Causes of Hyperpigmentation

  • Overexposure to sun, tanning beds, fluorescent and ambient lighting
  • Hormones/ Pregnancy
  • Medications- birthcontrol, thyroid, hormone replacement therapy (*Note: Never discontinue medication without the approval of your physician)
  • Stress
  • Inflammation/trauma caused by heat, acne, wounds, burns, eczema, etc
  • Age

Treatment Options

  • Exfoliation/chemical peels such as TCA, Jessner’s peels or lactic acid peels
  • Increased cell turnover with retinol/retinoids (Retin-A)
  • IPL/Laser
  • LED Light Therapy
  • Skincare products that contain arbutin, kojic acid, vitamin C (ascorbic acid), lactic acid, azelaic acid, phytic acid, and licorice extract.  Hydroquinone is another option available but it is a controversial ingredient that has a high risk of creating skin sensitivity.  Hydroquinone also must be used in 3/6 month cycles meaning you can only use it for a few months at a time and then cycle off.
  • Sunscreen!  Important no matter what!  None of the above treatments will be effective if you don’t protect your skin from sun damage-you’ll end up right back where you started and can even cause more pigmentation problems.
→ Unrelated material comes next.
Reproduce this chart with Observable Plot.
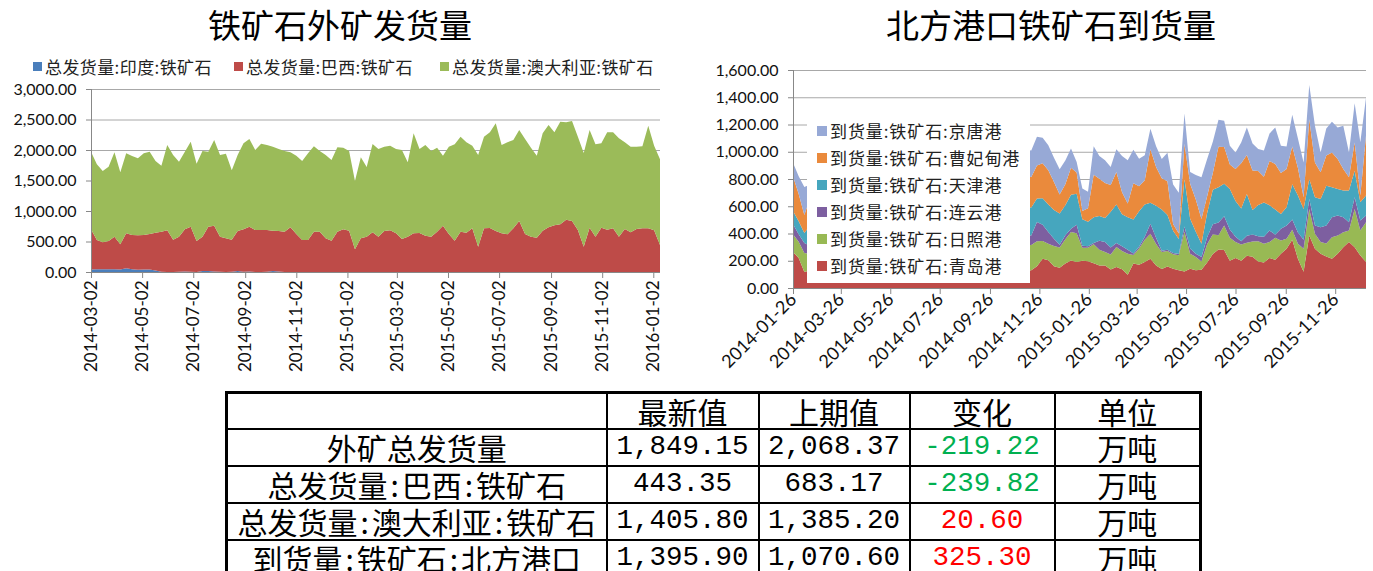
<!DOCTYPE html>
<html><head><meta charset="utf-8">
<script src="https://cdn.jsdelivr.net/npm/d3@7"></script>
<script src="https://cdn.jsdelivr.net/npm/@observablehq/plot@0.6"></script>
<style>
html,body{margin:0;padding:0;background:#fff;}
#page{position:relative;width:1373px;height:571px;overflow:hidden;background:#fff;font-family:"Noto Sans CJK SC",sans-serif;color:#000;}
.title{position:absolute;font-size:33px;line-height:1;white-space:nowrap;text-align:center;}
.leg{position:absolute;font-size:17px;line-height:1;white-space:nowrap;display:flex;align-items:center;color:#222;letter-spacing:0.4px;}
.sw{display:inline-block;width:9px;height:9px;margin-right:3px;flex:none;}
#chartL{position:absolute;left:0;top:80px;}
#chartR{position:absolute;left:690px;top:60px;}
#legR{position:absolute;left:807px;top:117px;width:223px;height:166px;background:#fff;}
#legR .leg{letter-spacing:0.9px;}
#tbl{position:absolute;left:225px;top:391px;width:974px;border-collapse:collapse;table-layout:fixed;border:3px solid #000;}
#tbl td{border:2px solid #000;padding:0;text-align:center;line-height:1;font-size:30px;white-space:nowrap;}
#tbl td.num{font-family:"Liberation Mono",monospace;font-size:27.5px;}
.c{margin:0 3px;}
</style></head>
<body><div id="page">
<div class="title" style="left:140px;top:8px;width:400px;">铁矿石外矿发货量</div>
<div class="title" style="left:851px;top:8px;width:400px;">北方港口铁矿石到货量</div>
<div id="legL"></div>
<div id="chartL"></div>
<div id="chartR"></div>
<div id="legR"></div>
<table id="tbl"></table>
</div>
<script>
// ---------- Left chart data (weekly, from 2014-03-02) ----------
const leftStart = "2014-03-02";
const leftSeries = ["总发货量:印度:铁矿石","总发货量:巴西:铁矿石","总发货量:澳大利亚:铁矿石"];
const leftColors = ["#4A7EBB","#BE4B48","#9BBB59"];
const indiaVals = [
40,45,45,45,45,40,60,45,35,40,
40,25,5,0,0,5,10,5,0,15,
15,10,5,0,5,15,5,10,0,0,
5,15,10,0,0,0,0,0,0,0,
0,0,0,0,0,0,0,0,0,0,
0,0,0,0,0,0,0,0,0,0,
0,0,0,0,0,0,0,0,0,0,
0,0,0,0,0,0,0,0,0,0,
0,0,0,0,0,0,0,0,0,0,
0,0,0,0,0,0,0,0];
const brazilVals = [
660,480,441,463,534,414,574,562,566,567,
583,620,656,683,530,574,689,738,508,564,
728,750,574,552,525,657,694,733,689,689,
684,663,662,661,732,623,525,525,661,661,
552,514,661,699,678,372,552,579,650,579,
672,683,634,541,579,634,639,596,579,661,
760,623,514,661,645,716,415,716,721,672,
634,617,716,836,623,579,563,678,732,765,
781,858,836,689,415,727,579,727,694,716,
579,705,650,705,716,716,683.17,443.35];
const australiaVals = [
1273,1240,1170,1219,1383,1180,1311,1295,1262,1338,
1350,1175,1082,1399,1388,1230,1274,1394,1268,1405,
1230,1404,1339,1388,1137,1246,1410,1437,1311,1415,
1393,1377,1344,1323,1230,1284,1295,1420,1399,1323,
1366,1322,1383,1339,1306,1120,1328,1142,1450,1437,
1383,1388,1382,1459,1219,1639,1377,1486,1405,1377,
1147,1432,1579,1558,1481,1355,1503,1503,1569,1765,
1448,1509,1448,1492,1557,1459,1344,1595,1678,1525,
1683,1596,1639,1530,1535,1601,1514,1382,1596,1574,
1612,1421,1405,1350,1344,1683,1385.20,1405.80];
const leftTickLabels = ["2014-03-02","2014-05-02","2014-07-02","2014-09-02","2014-11-02","2015-01-02","2015-03-02","2015-05-02","2015-07-02","2015-09-02","2015-11-02","2016-01-02"];
const leftYTicks = [0,500,1000,1500,2000,2500,3000];

// ---------- Right chart data (weekly, from 2014-01-26) ----------
const rightStart = "2014-01-26";
const rightSeries = ["到货量:铁矿石:青岛港","到货量:铁矿石:日照港","到货量:铁矿石:连云港","到货量:铁矿石:天津港","到货量:铁矿石:曹妃甸港","到货量:铁矿石:京唐港"];
const rightColors = ["#BE4B48","#98B954","#7D5FA0","#46A6BE","#EA8A3C","#97A9D6"];
const qingdaoVals = [
265,220,117,
130,175,205,220,185,210,235,195,180,160,205,215,240,210,185,170,200,230,205,190,180,205,215,190,170,160,185,200,210,190,165,150,160,185,170,150,140,130,125,
130,160,215,203,159,149,179,201,191,200,
196,181,166,166,135,154,137,98,179,171,
191,215,166,139,157,142,130,122,142,130,
134,188,249,283,278,200,220,200,237,229,
195,188,220,207,251,288,354,215,120,385,
288,251,232,215,251,300,337,300,239,190];
const rizhaoVals = [
130,120,140,
120,130,145,150,130,140,155,140,130,120,140,150,160,140,130,125,140,150,140,130,120,140,150,140,130,120,140,150,160,150,140,130,150,170,180,190,180,190,190,
185,183,130,122,149,149,178,210,210,95,
100,140,115,98,110,147,135,154,63,118,
164,184,157,125,115,105,110,290,110,98,
61,134,146,105,181,168,117,120,95,112,
149,136,117,161,98,73,73,109,168,195,
110,86,95,158,134,110,85,280,183,293];
const lianyunVals = [
75,55,73,
60,55,70,75,60,65,70,75,60,55,70,65,60,65,70,75,60,60,70,70,55,60,70,75,60,65,70,70,60,55,70,75,60,65,70,80,85,80,75,
70,141,120,86,54,20,30,24,64,15,
10,10,66,74,53,29,34,29,12,14,
22,73,46,10,9,10,10,40,37,24,
32,51,73,92,68,61,39,24,51,52,
36,52,85,22,85,98,75,83,66,74,
61,109,132,147,147,110,61,86,73,49];
const tianjinVals = [
95,95,74,
150,160,170,180,170,165,150,160,175,180,170,160,150,165,170,185,170,160,150,160,175,180,170,160,150,160,170,185,170,160,150,160,170,180,190,200,200,200,205,
205,172,193,201,210,228,220,250,227,195,
180,188,181,176,262,282,235,238,248,260,
235,154,235,303,255,163,110,348,220,160,
97,178,254,259,239,298,263,239,307,180,
230,251,185,186,110,134,259,271,226,146,
207,208,292,219,195,195,232,195,134,146];
const caofeidianVals = [
255,200,132,
200,210,225,230,220,205,200,215,220,230,225,210,200,210,220,235,220,210,195,210,220,230,220,205,200,210,225,230,220,210,200,210,220,230,230,235,230,230,225,
225,244,257,252,206,141,154,198,155,60,
100,313,274,257,196,239,161,102,266,183,
178,392,284,228,247,50,40,258,257,238,
183,122,122,298,268,180,234,332,286,290,
249,190,325,334,300,280,278,202,86,439,
256,195,222,256,219,158,97,207,49,439];
const jingtangVals = [
100,130,205,
100,110,120,110,100,115,120,110,100,105,120,110,100,110,125,110,100,110,120,105,100,110,120,110,100,115,120,110,100,110,120,110,100,110,150,180,190,195,195,
195,210,188,183,178,184,174,140,78,165,
120,208,167,166,132,167,267,316,247,203,
184,151,152,142,210,290,300,222,85,180,
305,273,229,197,193,137,122,153,202,198,
161,193,202,268,200,166,232,218,256,251,
268,146,198,225,232,317,183,288,392.6,278.9];
const rightTickLabels = ["2014-01-26","2014-03-26","2014-05-26","2014-07-26","2014-09-26","2014-11-26","2015-01-26","2015-03-26","2015-05-26","2015-07-26","2015-09-26","2015-11-26"];
const rightYTicks = [0,200,400,600,800,1000,1200,1400,1600];

// ---------- Table ----------
const tableHeader = ["","最新值","上期值","变化","单位"];
const tableRowNames = ["外矿总发货量","总发货量:巴西:铁矿石","总发货量:澳大利亚:铁矿石","到货量:铁矿石:北方港口"];
const latestVals = ["1,849.15","443.35","1,405.80","1,395.90"];
const prevVals = ["2,068.37","683.17","1,385.20","1,070.60"];
const changeVals = ["-219.22","-239.82","20.60","325.30"];
const unitVals = ["万吨","万吨","万吨","万吨"];

// ---------- build ----------
function weekly(start, n){ const t0 = new Date(start).getTime(); return Array.from({length:n},(_,i)=>new Date(t0 + i*7*864e5)); }
function longData(series, valueArrays, dates){
  const out = [];
  series.forEach((s,j)=>valueArrays[j].forEach((v,i)=>out.push({date:dates[i], series:s, value:v})));
  return out;
}
const fmtY = d3.format(",.2f");
const fmtD = d3.utcFormat("%Y-%m-%d");
const axisStyle = {fontFamily:"Lato, sans-serif", fontSize:"16px", color:"#000", background:"transparent", overflow:"visible"};

// Left
const leftDates = weekly(leftStart, brazilVals.length);
const leftData = longData(leftSeries, [indiaVals, brazilVals, australiaVals], leftDates);
const plotL = Plot.plot({
  width:680, height:300, marginLeft:91, marginRight:20, marginTop:9, marginBottom:108,
  x:{type:"utc", domain:[leftDates[0], leftDates[leftDates.length-1]]},
  y:{domain:[0,3000]},
  color:{domain:leftSeries, range:leftColors},
  style:axisStyle,
  marks:[
    Plot.gridY(leftYTicks, {stroke:"#a8a8a8", strokeOpacity:1}),
    Plot.areaY(leftData, {x:"date", y:"value", z:"series", fill:"series", order:leftSeries, curve:"linear"}),
    Plot.ruleX([leftDates[0]], {stroke:"#888"}),
    Plot.ruleY([0], {stroke:"#888"}),
    Plot.axisY(leftYTicks, {tickFormat:fmtY, tickSize:5, tickPadding:10, stroke:"#888", fill:"#111", label:null}),
    Plot.axisX(leftTickLabels.map(s=>new Date(s)), {tickFormat:fmtD, tickRotate:-90, tickSize:6, tickPadding:2, stroke:"#888", fill:"#111", fontSize:17, label:null})
  ]
});
document.getElementById("chartL").append(plotL);

// Right
const rightDates = weekly(rightStart, qingdaoVals.length);
const rightData = longData(rightSeries, [qingdaoVals, rizhaoVals, lianyunVals, tianjinVals, caofeidianVals, jingtangVals], rightDates);
const plotR = Plot.plot({
  width:683, height:320, marginLeft:103, marginRight:7, marginTop:10, marginBottom:92,
  x:{type:"utc", domain:[rightDates[0], rightDates[rightDates.length-1]]},
  y:{domain:[0,1600]},
  color:{domain:rightSeries, range:rightColors},
  style:axisStyle,
  marks:[
    Plot.gridY(rightYTicks, {stroke:"#a8a8a8", strokeOpacity:1}),
    Plot.areaY(rightData, {x:"date", y:"value", z:"series", fill:"series", order:rightSeries, curve:"linear"}),
    Plot.ruleX([rightDates[0]], {stroke:"#888"}),
    Plot.ruleY([0], {stroke:"#888"}),
    Plot.axisY(rightYTicks, {tickFormat:fmtY, tickSize:5, tickPadding:10, stroke:"#888", fill:"#111", label:null}),
    Plot.axisX(rightTickLabels.map(s=>new Date(s)), {tickFormat:fmtD, tickRotate:-45, tickSize:6, tickPadding:2, stroke:"#888", fill:"#111", fontSize:18, label:null})
  ]
});
document.getElementById("chartR").append(plotR);

// Left legend
const legLPos = [[33,58],[234,58],[440,58]];
const legL = document.getElementById("legL");
leftSeries.forEach((s,i)=>{
  const d = document.createElement("div");
  d.className = "leg";
  d.style.left = legLPos[i][0]+"px"; d.style.top = legLPos[i][1]+"px";
  d.innerHTML = `<span class="sw" style="background:${leftColors[i]}"></span><span>${s}</span>`;
  legL.append(d);
});
// Right legend (top to bottom reversed)
const legR = document.getElementById("legR");
rightSeries.slice().reverse().forEach((s,i)=>{
  const col = rightColors[rightSeries.length-1-i];
  const d = document.createElement("div");
  d.className = "leg";
  d.style.left = "10px"; d.style.top = (5 + i*27)+"px";
  d.innerHTML = `<span class="sw" style="width:10px;height:10px;background:${col}"></span><span>${s}</span>`;
  legR.append(d);
});

// Table
const colW = [380,152,151,145,146];
const rowH = [36,37,37,37,37];
const tbl = document.getElementById("tbl");
const cg = document.createElement("colgroup");
colW.forEach(w=>{const c=document.createElement("col"); c.style.width=w+"px"; cg.append(c);});
tbl.append(cg);
const withColons = s => s.split(":").join('<span class="c">:</span>');
let tr = document.createElement("tr"); tr.style.height = rowH[0]+"px";
tableHeader.forEach(h=>{const td=document.createElement("td"); td.textContent=h; tr.append(td);});
tbl.append(tr);
tableRowNames.forEach((name,i)=>{
  const r = document.createElement("tr"); r.style.height = rowH[i+1]+"px";
  const cells = [
    {html:withColons(name)},
    {text:latestVals[i], cls:"num"},
    {text:prevVals[i], cls:"num"},
    {text:changeVals[i], cls:"num", color: changeVals[i].startsWith("-") ? "#00B050" : "#FF0000"},
    {text:unitVals[i]}
  ];
  cells.forEach(c=>{
    const td=document.createElement("td");
    if(c.html) td.innerHTML=c.html; else td.textContent=c.text;
    if(c.cls) td.className=c.cls;
    if(c.color) td.style.color=c.color;
    r.append(td);
  });
  tbl.append(r);
});
</script>
</body></html>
Remember that these are guidelines and the treatment option that will work best for you depends on a consultation with a skincare professional/dermatologist.

I hope this was helpful. 🙂

Thanks for reading,

Stephanie  

Needles For Aging Skin?

microneedle

One of my readers asked me about micro needling so here’s the breakdown on this popular anti-aging process.

About Skin Needling

Skin needling, also referred to as microneedling or collagen induction therapy, is the use of multiple needles at one time on a set gauge or length that is either rolled or stamped onto the skin.  Originally recognized as a method to repair scars in 1995 by Norman Orentreich, MD, and David S. Orentreich, MD, it was Des Fernandes, MD, who introduced skin needling as a skin rejuvenation method.

Different needle lengths will yield different results.  For example, shorter needles will increase product penetration and stimulate collagen production while longer needles may be used to treat deeper wrinkles and scarring.

How it Works

Skin needling is based on the premise of a controlled wound response than in turn stimulates collagen production.   Basically, anytime your skin is injured, it begins a process of wound healing that is followed by the production of new collagen and elastin.  In skin needling, the needles create tiny ‘injuries’ that prompt this wound healing process.

Skin needling treatments will also be followed by applications of, but not limited to vitamin C, retinoids, peptides and/or hydroxy based exfoliants.  Whereas microdermabrasion or chemical peels drive ingredients further into the skin by removing a layer(s) of skin, skin needling does the same without removing the top layer of skin.

Who’s A Good Candidate?

Most skin types and conditions can benefit from this treatment but may not be suited for skin that is sensitive or inflamed.  Skin needling is used for fine lines, wrinkles, acne scarring, hyperpigmentation and stretch marks.  Treatments can be tailored according to skin types and conditions by changing the device, needle depth and frequency of treatments.

 Things to Consider

A series of treatments are needed to achieve optimum results.

Treatments can range from $200-$500 per treatment.

The longer the needle is, this risk for infection increases; therefore follow your physicians instructions.

Procedures like these are usually performed in a medical office or medical spa- make sure the person performing the treatment is qualified and that he/she wears gloves at all times.

Although a topical numbing cream will be used prior to treatment, expect some discomfort.

Bottom Line: Skin needling is just one of many anti-aging options available that can generate great results. However, always do your research and consult with a professional to determine what works best for you.

I hope this article is helpful and if you have any questions, feel free to ask.

*Note: Although I love DIY treatments, this treatment is best left to professionals.  Doing this yourself can cause damage and lead to severe infections.